- MATERIAL TO PROCESS -
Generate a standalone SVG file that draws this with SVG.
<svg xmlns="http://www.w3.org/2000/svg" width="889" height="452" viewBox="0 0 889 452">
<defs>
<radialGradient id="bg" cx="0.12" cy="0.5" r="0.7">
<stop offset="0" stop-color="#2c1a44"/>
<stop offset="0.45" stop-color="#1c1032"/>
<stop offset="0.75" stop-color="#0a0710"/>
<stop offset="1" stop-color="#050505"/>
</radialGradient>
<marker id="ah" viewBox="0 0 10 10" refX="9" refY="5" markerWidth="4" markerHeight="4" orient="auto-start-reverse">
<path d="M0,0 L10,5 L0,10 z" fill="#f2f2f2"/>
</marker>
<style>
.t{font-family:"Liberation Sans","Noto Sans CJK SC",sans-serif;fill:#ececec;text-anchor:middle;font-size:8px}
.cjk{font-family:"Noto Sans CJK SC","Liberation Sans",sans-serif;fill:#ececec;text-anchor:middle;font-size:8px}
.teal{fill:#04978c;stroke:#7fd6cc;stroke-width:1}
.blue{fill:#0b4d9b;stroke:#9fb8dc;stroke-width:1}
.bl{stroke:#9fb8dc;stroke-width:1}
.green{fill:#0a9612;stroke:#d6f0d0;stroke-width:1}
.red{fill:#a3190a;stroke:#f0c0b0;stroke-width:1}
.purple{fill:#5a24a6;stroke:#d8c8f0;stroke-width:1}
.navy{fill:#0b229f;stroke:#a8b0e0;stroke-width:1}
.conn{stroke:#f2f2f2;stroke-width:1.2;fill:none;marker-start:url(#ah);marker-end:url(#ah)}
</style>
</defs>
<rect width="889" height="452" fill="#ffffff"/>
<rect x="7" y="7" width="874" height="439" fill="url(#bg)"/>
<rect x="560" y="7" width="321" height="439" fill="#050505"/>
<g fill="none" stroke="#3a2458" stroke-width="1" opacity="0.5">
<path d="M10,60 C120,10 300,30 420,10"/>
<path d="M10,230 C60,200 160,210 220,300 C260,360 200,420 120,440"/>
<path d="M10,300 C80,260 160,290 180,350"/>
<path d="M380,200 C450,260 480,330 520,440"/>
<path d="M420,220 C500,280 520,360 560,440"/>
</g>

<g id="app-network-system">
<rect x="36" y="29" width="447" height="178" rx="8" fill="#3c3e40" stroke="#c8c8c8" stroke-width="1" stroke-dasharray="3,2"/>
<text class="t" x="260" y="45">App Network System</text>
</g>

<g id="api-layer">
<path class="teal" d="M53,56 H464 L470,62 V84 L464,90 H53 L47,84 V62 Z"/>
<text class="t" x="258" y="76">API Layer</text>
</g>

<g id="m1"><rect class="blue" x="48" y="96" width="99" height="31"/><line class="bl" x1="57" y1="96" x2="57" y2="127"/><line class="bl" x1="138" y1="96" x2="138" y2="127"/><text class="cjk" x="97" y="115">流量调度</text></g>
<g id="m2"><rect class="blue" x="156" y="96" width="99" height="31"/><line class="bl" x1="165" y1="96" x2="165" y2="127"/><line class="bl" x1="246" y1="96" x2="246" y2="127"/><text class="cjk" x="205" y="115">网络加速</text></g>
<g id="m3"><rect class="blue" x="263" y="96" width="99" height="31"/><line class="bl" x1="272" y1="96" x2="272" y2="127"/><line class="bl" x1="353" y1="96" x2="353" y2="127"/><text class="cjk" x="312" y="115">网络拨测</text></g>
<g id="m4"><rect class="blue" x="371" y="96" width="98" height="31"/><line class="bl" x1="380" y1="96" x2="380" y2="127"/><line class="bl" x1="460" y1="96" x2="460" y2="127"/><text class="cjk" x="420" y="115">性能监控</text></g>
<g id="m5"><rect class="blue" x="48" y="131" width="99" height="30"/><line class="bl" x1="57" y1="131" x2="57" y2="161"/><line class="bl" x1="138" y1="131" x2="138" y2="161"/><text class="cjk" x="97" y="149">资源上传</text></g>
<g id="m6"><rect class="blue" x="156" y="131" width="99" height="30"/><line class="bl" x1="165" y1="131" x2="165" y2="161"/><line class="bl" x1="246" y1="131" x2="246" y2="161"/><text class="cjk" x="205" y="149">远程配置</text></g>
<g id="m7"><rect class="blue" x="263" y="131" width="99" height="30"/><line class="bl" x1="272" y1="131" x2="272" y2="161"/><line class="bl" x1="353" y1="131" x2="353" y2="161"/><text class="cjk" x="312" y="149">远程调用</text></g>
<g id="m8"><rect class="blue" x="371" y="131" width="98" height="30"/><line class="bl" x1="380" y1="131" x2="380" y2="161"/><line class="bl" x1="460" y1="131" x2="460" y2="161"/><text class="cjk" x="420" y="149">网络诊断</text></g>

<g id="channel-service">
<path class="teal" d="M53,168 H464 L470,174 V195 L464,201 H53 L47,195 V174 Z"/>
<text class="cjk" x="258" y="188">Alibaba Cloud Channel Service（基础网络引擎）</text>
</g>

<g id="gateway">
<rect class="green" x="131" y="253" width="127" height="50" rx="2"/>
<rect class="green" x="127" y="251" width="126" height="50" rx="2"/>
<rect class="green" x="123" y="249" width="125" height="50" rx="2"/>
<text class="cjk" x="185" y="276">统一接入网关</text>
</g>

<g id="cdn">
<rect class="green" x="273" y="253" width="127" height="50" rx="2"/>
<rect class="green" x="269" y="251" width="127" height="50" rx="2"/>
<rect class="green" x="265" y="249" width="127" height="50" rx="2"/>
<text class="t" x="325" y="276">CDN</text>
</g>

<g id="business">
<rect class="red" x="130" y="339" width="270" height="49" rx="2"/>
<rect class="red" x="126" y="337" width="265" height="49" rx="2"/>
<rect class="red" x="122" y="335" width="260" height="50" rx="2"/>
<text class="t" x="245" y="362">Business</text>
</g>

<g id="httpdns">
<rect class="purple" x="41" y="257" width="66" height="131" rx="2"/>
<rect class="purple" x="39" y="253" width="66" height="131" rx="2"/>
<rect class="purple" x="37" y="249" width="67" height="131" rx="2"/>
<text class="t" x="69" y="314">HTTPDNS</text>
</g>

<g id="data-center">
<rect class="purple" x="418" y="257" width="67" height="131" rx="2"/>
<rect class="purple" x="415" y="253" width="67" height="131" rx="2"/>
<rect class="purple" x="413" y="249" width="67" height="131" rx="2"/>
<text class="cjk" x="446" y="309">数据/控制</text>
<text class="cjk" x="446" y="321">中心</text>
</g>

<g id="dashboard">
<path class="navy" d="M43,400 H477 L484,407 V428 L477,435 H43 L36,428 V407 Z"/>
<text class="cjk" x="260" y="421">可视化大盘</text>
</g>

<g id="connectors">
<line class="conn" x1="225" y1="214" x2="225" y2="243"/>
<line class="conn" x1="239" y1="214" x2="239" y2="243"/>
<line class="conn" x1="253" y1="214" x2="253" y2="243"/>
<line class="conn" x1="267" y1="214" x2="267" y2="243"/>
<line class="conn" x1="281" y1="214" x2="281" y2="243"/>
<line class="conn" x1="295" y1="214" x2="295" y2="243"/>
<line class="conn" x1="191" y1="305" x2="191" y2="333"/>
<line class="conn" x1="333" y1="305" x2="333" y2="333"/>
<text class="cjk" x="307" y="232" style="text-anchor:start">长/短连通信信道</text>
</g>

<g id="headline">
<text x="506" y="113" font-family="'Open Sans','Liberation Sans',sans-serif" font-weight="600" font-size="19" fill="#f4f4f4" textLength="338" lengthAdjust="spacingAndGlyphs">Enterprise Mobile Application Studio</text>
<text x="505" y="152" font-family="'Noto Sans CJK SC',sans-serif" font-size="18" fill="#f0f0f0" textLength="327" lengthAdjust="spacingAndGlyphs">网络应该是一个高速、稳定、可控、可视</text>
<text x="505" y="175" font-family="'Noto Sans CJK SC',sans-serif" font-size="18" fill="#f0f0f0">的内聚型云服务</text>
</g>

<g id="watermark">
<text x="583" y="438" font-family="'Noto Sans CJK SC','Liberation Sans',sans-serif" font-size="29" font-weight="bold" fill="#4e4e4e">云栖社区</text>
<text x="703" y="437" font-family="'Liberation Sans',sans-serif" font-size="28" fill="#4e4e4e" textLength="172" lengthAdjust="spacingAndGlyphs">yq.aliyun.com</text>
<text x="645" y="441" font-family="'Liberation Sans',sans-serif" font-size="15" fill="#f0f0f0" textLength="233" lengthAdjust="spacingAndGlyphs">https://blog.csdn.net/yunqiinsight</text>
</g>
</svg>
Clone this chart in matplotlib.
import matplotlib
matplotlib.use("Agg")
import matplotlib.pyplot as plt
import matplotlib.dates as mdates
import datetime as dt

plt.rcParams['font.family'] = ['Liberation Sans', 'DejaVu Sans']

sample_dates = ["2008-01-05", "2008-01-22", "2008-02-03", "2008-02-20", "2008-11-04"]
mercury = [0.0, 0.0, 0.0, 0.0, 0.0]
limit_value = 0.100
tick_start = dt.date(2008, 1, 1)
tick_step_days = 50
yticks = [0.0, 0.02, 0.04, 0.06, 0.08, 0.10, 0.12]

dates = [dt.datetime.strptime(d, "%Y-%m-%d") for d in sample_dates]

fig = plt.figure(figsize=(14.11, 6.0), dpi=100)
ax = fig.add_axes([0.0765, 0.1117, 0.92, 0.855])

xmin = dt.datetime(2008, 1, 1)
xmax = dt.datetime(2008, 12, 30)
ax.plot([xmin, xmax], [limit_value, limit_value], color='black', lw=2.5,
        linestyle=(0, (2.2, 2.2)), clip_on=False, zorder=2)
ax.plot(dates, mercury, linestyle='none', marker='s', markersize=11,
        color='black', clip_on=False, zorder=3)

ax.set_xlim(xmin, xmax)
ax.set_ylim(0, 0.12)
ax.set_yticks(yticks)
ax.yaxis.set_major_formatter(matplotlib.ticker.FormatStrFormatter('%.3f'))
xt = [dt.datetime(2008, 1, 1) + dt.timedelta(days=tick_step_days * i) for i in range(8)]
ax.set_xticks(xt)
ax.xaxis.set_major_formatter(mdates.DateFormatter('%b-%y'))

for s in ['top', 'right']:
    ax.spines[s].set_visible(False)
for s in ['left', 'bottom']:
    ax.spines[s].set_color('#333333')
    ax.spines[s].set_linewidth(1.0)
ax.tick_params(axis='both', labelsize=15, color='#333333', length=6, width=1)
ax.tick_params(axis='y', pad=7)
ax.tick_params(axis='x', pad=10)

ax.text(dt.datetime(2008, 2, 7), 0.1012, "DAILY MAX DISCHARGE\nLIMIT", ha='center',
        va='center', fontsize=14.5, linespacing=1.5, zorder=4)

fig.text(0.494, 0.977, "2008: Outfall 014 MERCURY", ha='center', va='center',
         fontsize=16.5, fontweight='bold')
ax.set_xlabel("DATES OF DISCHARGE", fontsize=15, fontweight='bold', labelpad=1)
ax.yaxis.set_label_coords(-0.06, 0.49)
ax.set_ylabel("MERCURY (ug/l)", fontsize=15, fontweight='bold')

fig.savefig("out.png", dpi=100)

- OBJECTIVE -
Will you return exactly the lines above from the one with "Clone this chart in matplotlib." down to the one with "color='black', clip_on=False, zorder=3)", counting both as part of the range?

- FINAL RESULT -
Clone this chart in matplotlib.
import matplotlib
matplotlib.use("Agg")
import matplotlib.pyplot as plt
import matplotlib.dates as mdates
import datetime as dt

plt.rcParams['font.family'] = ['Liberation Sans', 'DejaVu Sans']

sample_dates = ["2008-01-05", "2008-01-22", "2008-02-03", "2008-02-20", "2008-11-04"]
mercury = [0.0, 0.0, 0.0, 0.0, 0.0]
limit_value = 0.100
tick_start = dt.date(2008, 1, 1)
tick_step_days = 50
yticks = [0.0, 0.02, 0.04, 0.06, 0.08, 0.10, 0.12]

dates = [dt.datetime.strptime(d, "%Y-%m-%d") for d in sample_dates]

fig = plt.figure(figsize=(14.11, 6.0), dpi=100)
ax = fig.add_axes([0.0765, 0.1117, 0.92, 0.855])

xmin = dt.datetime(2008, 1, 1)
xmax = dt.datetime(2008, 12, 30)
ax.plot([xmin, xmax], [limit_value, limit_value], color='black', lw=2.5,
        linestyle=(0, (2.2, 2.2)), clip_on=False, zorder=2)
ax.plot(dates, mercury, linestyle='none', marker='s', markersize=11,
        color='black', clip_on=False, zorder=3)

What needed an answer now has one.